#### [The problem]
Repeat every line of the data exactly, but not the pictures.
*** Dataset excerpt ***
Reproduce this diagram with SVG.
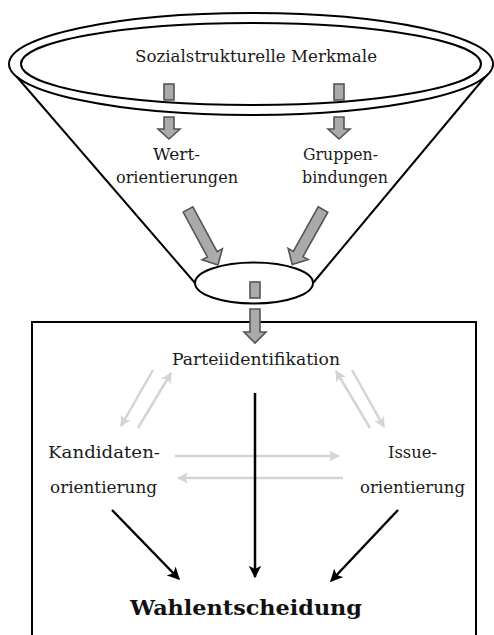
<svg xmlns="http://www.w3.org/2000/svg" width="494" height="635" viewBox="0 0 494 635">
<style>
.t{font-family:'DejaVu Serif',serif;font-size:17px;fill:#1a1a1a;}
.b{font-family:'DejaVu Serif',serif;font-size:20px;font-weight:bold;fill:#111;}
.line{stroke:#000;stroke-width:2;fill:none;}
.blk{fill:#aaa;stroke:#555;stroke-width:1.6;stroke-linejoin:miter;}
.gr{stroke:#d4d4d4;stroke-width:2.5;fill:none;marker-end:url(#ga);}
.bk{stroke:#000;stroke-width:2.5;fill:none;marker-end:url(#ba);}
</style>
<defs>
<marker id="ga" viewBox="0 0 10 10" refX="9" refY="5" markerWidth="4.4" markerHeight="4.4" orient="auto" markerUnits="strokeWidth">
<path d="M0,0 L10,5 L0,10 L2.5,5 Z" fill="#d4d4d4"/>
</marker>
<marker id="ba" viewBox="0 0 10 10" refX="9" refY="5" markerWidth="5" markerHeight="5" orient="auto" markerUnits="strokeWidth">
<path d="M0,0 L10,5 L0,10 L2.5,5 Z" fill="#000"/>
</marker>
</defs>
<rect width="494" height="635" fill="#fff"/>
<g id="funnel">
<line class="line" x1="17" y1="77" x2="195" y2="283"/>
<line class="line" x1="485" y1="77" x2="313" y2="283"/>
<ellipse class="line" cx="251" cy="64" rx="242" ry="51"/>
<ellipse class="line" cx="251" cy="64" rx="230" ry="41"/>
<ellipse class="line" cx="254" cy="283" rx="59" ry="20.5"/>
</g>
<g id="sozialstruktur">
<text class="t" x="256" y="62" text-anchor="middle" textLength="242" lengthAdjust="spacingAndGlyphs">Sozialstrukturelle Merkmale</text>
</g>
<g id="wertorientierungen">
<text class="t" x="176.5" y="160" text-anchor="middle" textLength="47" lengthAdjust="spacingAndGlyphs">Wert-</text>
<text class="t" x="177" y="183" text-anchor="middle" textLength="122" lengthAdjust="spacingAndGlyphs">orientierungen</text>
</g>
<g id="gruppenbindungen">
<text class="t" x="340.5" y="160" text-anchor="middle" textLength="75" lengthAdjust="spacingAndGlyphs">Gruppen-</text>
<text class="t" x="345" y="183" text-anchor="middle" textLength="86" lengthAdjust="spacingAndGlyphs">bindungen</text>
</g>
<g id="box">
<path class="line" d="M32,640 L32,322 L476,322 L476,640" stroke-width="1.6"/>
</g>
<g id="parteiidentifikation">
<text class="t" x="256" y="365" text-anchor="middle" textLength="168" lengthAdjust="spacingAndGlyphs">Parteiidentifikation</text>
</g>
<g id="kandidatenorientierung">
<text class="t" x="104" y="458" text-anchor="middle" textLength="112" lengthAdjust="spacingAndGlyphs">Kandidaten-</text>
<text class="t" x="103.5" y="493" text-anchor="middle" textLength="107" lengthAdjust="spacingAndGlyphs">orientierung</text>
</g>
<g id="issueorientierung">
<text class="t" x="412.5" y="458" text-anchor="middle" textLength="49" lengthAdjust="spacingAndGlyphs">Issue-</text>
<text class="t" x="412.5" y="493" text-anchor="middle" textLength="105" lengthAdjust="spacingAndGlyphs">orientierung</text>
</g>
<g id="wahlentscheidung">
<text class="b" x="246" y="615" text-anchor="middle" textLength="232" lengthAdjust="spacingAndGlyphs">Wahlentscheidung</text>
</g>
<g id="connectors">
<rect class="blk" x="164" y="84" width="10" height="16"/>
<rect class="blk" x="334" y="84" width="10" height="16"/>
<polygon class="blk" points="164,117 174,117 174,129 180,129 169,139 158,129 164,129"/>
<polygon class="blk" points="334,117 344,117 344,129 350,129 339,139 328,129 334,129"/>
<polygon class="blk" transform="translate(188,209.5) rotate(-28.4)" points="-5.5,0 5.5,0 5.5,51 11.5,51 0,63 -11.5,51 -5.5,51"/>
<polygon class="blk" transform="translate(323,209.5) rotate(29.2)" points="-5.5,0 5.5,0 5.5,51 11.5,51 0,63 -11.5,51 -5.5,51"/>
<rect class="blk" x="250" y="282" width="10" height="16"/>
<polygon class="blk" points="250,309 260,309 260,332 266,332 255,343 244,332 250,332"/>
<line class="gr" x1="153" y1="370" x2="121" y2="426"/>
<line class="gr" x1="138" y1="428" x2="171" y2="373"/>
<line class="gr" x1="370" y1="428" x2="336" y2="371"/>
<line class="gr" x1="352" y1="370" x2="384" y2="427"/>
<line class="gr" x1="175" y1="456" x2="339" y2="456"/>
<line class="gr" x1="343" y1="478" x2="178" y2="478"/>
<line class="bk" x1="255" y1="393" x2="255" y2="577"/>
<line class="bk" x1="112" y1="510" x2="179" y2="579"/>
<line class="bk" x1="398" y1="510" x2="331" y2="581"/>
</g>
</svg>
***
#### [Answer to the exercise]
Reproduce this diagram with SVG.
<svg xmlns="http://www.w3.org/2000/svg" width="494" height="635" viewBox="0 0 494 635">
<style>
.t{font-family:'DejaVu Serif',serif;font-size:17px;fill:#1a1a1a;}
.b{font-family:'DejaVu Serif',serif;font-size:20px;font-weight:bold;fill:#111;}
.line{stroke:#000;stroke-width:2;fill:none;}
.blk{fill:#aaa;stroke:#555;stroke-width:1.6;stroke-linejoin:miter;}
.gr{stroke:#d4d4d4;stroke-width:2.5;fill:none;marker-end:url(#ga);}
.bk{stroke:#000;stroke-width:2.5;fill:none;marker-end:url(#ba);}
</style>
<defs>
<marker id="ga" viewBox="0 0 10 10" refX="9" refY="5" markerWidth="4.4" markerHeight="4.4" orient="auto" markerUnits="strokeWidth">
<path d="M0,0 L10,5 L0,10 L2.5,5 Z" fill="#d4d4d4"/>
</marker>
<marker id="ba" viewBox="0 0 10 10" refX="9" refY="5" markerWidth="5" markerHeight="5" orient="auto" markerUnits="strokeWidth">
<path d="M0,0 L10,5 L0,10 L2.5,5 Z" fill="#000"/>
</marker>
</defs>
<rect width="494" height="635" fill="#fff"/>
<g id="funnel">
<line class="line" x1="17" y1="77" x2="195" y2="283"/>
<line class="line" x1="485" y1="77" x2="313" y2="283"/>
<ellipse class="line" cx="251" cy="64" rx="242" ry="51"/>
<ellipse class="line" cx="251" cy="64" rx="230" ry="41"/>
<ellipse class="line" cx="254" cy="283" rx="59" ry="20.5"/>
</g>
<g id="sozialstruktur">
<text class="t" x="256" y="62" text-anchor="middle" textLength="242" lengthAdjust="spacingAndGlyphs">Sozialstrukturelle Merkmale</text>
</g>
<g id="wertorientierungen">
<text class="t" x="176.5" y="160" text-anchor="middle" textLength="47" lengthAdjust="spacingAndGlyphs">Wert-</text>
<text class="t" x="177" y="183" text-anchor="middle" textLength="122" lengthAdjust="spacingAndGlyphs">orientierungen</text>
</g>
<g id="gruppenbindungen">
<text class="t" x="340.5" y="160" text-anchor="middle" textLength="75" lengthAdjust="spacingAndGlyphs">Gruppen-</text>
<text class="t" x="345" y="183" text-anchor="middle" textLength="86" lengthAdjust="spacingAndGlyphs">bindungen</text>
</g>
<g id="box">
<path class="line" d="M32,640 L32,322 L476,322 L476,640" stroke-width="1.6"/>
</g>
<g id="parteiidentifikation">
<text class="t" x="256" y="365" text-anchor="middle" textLength="168" lengthAdjust="spacingAndGlyphs">Parteiidentifikation</text>
</g>
<g id="kandidatenorientierung">
<text class="t" x="104" y="458" text-anchor="middle" textLength="112" lengthAdjust="spacingAndGlyphs">Kandidaten-</text>
<text class="t" x="103.5" y="493" text-anchor="middle" textLength="107" lengthAdjust="spacingAndGlyphs">orientierung</text>
</g>
<g id="issueorientierung">
<text class="t" x="412.5" y="458" text-anchor="middle" textLength="49" lengthAdjust="spacingAndGlyphs">Issue-</text>
<text class="t" x="412.5" y="493" text-anchor="middle" textLength="105" lengthAdjust="spacingAndGlyphs">orientierung</text>
</g>
<g id="wahlentscheidung">
<text class="b" x="246" y="615" text-anchor="middle" textLength="232" lengthAdjust="spacingAndGlyphs">Wahlentscheidung</text>
</g>
<g id="connectors">
<rect class="blk" x="164" y="84" width="10" height="16"/>
<rect class="blk" x="334" y="84" width="10" height="16"/>
<polygon class="blk" points="164,117 174,117 174,129 180,129 169,139 158,129 164,129"/>
<polygon class="blk" points="334,117 344,117 344,129 350,129 339,139 328,129 334,129"/>
<polygon class="blk" transform="translate(188,209.5) rotate(-28.4)" points="-5.5,0 5.5,0 5.5,51 11.5,51 0,63 -11.5,51 -5.5,51"/>
<polygon class="blk" transform="translate(323,209.5) rotate(29.2)" points="-5.5,0 5.5,0 5.5,51 11.5,51 0,63 -11.5,51 -5.5,51"/>
<rect class="blk" x="250" y="282" width="10" height="16"/>
<polygon class="blk" points="250,309 260,309 260,332 266,332 255,343 244,332 250,332"/>
<line class="gr" x1="153" y1="370" x2="121" y2="426"/>
<line class="gr" x1="138" y1="428" x2="171" y2="373"/>
<line class="gr" x1="370" y1="428" x2="336" y2="371"/>
<line class="gr" x1="352" y1="370" x2="384" y2="427"/>
<line class="gr" x1="175" y1="456" x2="339" y2="456"/>
<line class="gr" x1="343" y1="478" x2="178" y2="478"/>
<line class="bk" x1="255" y1="393" x2="255" y2="577"/>
<line class="bk" x1="112" y1="510" x2="179" y2="579"/>
<line class="bk" x1="398" y1="510" x2="331" y2="581"/>
</g>
</svg>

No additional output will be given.